I have some issues with my alembic import in unreal.
When i import the element as a static mesh, every material elements are presents but when i use the geometry cache… Can’t find only 4 elements and one overrides them all x).
Anyone have an idea about it?
I battled with this for weeks as there is so little information on it.
here is what works
Make sure you have applied materials to each piece of your geometry
Export your alembic cache from Maya (or whatever you use) Make sure you have UV write, Face sets, Write colour sets and Write UV sets checked
In Unreal: import as geometry cache, check - find and create materials
… but here is the one thing that took me ages to work out TURN OFF “FLATTEN TRACKS” … I don’t know why this is on by default, but once off, you will see all your materials in the slots, and you just reapply materials to each element
[USER=“3405991”]Full Rotation[/USER] Thanks for the Flatten Tracks option!
Now, as we get our material slots in place, how we can tell the UE to automatically apply thouse materials during the import process?
Let’s say, we have a complex asset with number of sub-meshes and ID materials applyed for each mesh (in maya).
We import that asset as a Static Mesh and pass it to lookdev department for the final surfacing (ending up with all asset materials ready to use).
Now, as we import ABC animated cache for each individual animation for that asset it would be nice to have all the materials fill in their slots according to each material ID. Owervise, we have to manually re-apply each material to each slot for each new animated cashe asset.
Does any one knows how to actually handle this case?
For anyone still looking for this, since this is the top result I will post some more research:
Flatten Tracks has nothing to do with the ability of the engine to recognize materials.
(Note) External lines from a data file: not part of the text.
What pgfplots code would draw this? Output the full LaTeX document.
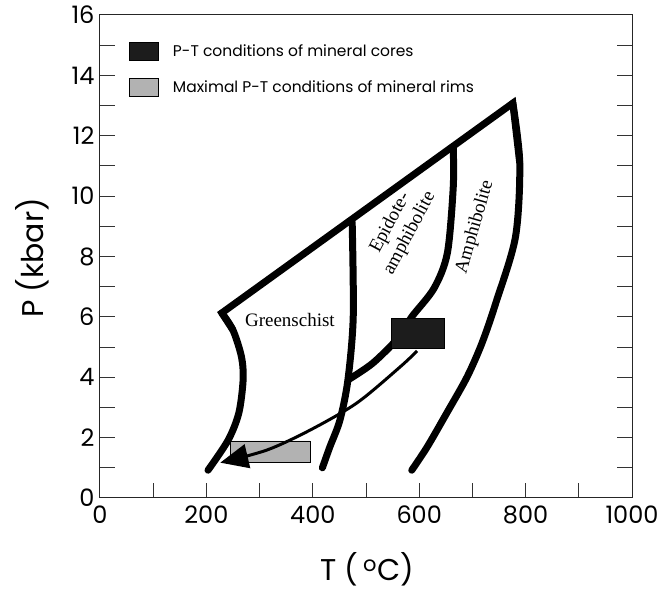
\documentclass[border=0pt]{standalone}
\usepackage{fontspec}
\setmainfont{Poppins}
\newfontfamily\regionfont{Liberation Serif}
\usepackage{pgfplots}
\pgfplotsset{compat=1.18}
\usetikzlibrary{arrows.meta,calc}
\definecolor{coredark}{RGB}{28,28,28}
\definecolor{rimgray}{RGB}{178,178,178}

\begin{document}
\begin{tikzpicture}
\begin{axis}[
    scale only axis,
    width=532pt,
    height=483pt,
    xmin=0, xmax=1000,
    ymin=0, ymax=16,
    xtick={0,200,...,1000},
    minor xtick={100,300,...,900},
    ytick={0,2,...,16},
    minor ytick={1,3,...,15},
    xtick pos=bottom,
    ytick pos=both,
    tick align=inside,
    major tick length=15pt,
    minor tick length=15pt,
    every tick/.style={line width=1pt, black!80},
    axis line style={line width=1pt, black!85},
    /pgf/number format/assume math mode=true,
    /pgf/number format/1000 sep={},
    ticklabel style={font=\fontsize{24}{24}\selectfont},
    xticklabel style={yshift=-4pt},
    yticklabel style={xshift=-2pt},
    xlabel={T (\,\textsuperscript{o}C)},
    ylabel={P (kbar)},
    label style={font=\fontsize{30}{30}\selectfont},
    xlabel style={at={(axis description cs:0.502,-0.148)}, anchor=center},
    ylabel style={at={(axis description cs:-0.128,0.497)}, anchor=center},
    legend image code/.code={\draw[#1] (0pt,-9pt) rectangle (29pt,9pt);},
    legend style={draw=none, fill=none, at={(rel axis cs:0.0545,0.944)}, anchor=north west,
        font=\fontsize{15.5}{15.5}\selectfont, row sep=17pt, inner sep=0pt,
        nodes={inner xsep=14pt, inner ysep=0pt}},
    legend cell align=left,
]
% outer boundary: upper line with its corners
\addplot[forget plot, line width=7pt, line join=miter, black] coordinates {
    (250,5.56) (229,6.13) (776,13.08) (789,11.10)
};
% Greenschist low-T boundary
\addplot[forget plot, line width=7pt, smooth, line cap=round, black] coordinates {
    (229,6.13) (250,5.56) (266,4.67) (269,3.91) (261,2.82) (241,1.92) (203,0.92)
};
% Greenschist / Epidote-amphibolite boundary
\addplot[forget plot, line width=7pt, smooth, line cap=round, black] coordinates {
    (474,9.14) (476,6.0) (466,3.91) (451,2.58) (432,1.69) (418,1.0)
};
% Epidote-amphibolite / Amphibolite boundary
\addplot[forget plot, line width=7pt, smooth, black] coordinates {
    (664,11.59) (664,10.30) (653,8.12) (628,6.95) (586,6.0) (562,5.33) (513,4.47) (466,3.91)
};
% Amphibolite high-T boundary
\addplot[forget plot, line width=7pt, smooth, line cap=round, black] coordinates {
    (776,13.08) (789,11.10) (781,8.65) (744,6.46) (718,5.13) (690,4.01) (652,2.82) (615,1.69) (586,0.92)
};
% P-T conditions of mineral cores
\addplot[fill=coredark, draw=black, line width=0.8pt] coordinates {
    (548,4.95) (648,4.95) (648,5.96) (548,5.96) (548,4.95)
};
\addlegendentry{P-T conditions of mineral cores}
% maximal P-T conditions of mineral rims
\addplot[fill=rimgray, draw=black, line width=0.8pt] coordinates {
    (246,1.19) (395,1.19) (395,1.89) (246,1.89) (246,1.19)
};
\addlegendentry{Maximal P-T conditions of mineral rims}
% retrograde path
\addplot[forget plot, line width=3pt, smooth, black, -{Triangle[length=28pt,width=24pt]}] coordinates {
    (596,4.87) (564,4.34) (483,3.15) (395,2.25) (314,1.59) (226,1.17)
};
\node[font=\regionfont\fontsize{19}{19}\selectfont] at (axis cs:357,5.9) {Greenschist};
\node[font=\regionfont\fontsize{19}{22}\selectfont, rotate=62, align=center] at (axis cs:564,8.94) {Epidote-\\amphibolite};
\node[font=\regionfont\fontsize{19}{19}\selectfont, rotate=74] at (axis cs:705,8.98) {Amphibolite};
\end{axis}
\pgfresetboundingbox
\path[use as bounding box] ($(current axis.south west)+(-100pt,-92pt)$) rectangle ($(current axis.north east)+(35pt,15pt)$);
\end{tikzpicture}
\end{document}
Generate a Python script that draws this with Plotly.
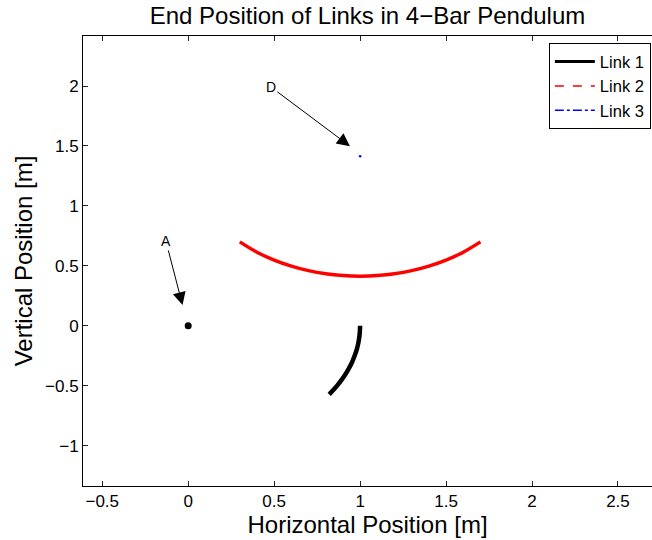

The crucial part is to export Face Sets from you software of choice.
Then, you can either tell Unreal to look for materials (nomenclature will be important, otherwise it won’t find them), or to create new materials for each Face Set.
Flatten Track will simply determine whether you want to keep submeshes or let unreal bake all the vertex information into a single mesh. It worked for you because, if you do not export Face Sets, then Unreal does not have any information of what to do and where, and letting it keep submeshes includes information on those specific submeshes materials. Still no information on materials applied on specific faces.
When the “remeshing” is done (Flatten Tracks), having Face Sets lets Unreal know what material goes to which face, and thus keeps it consistent.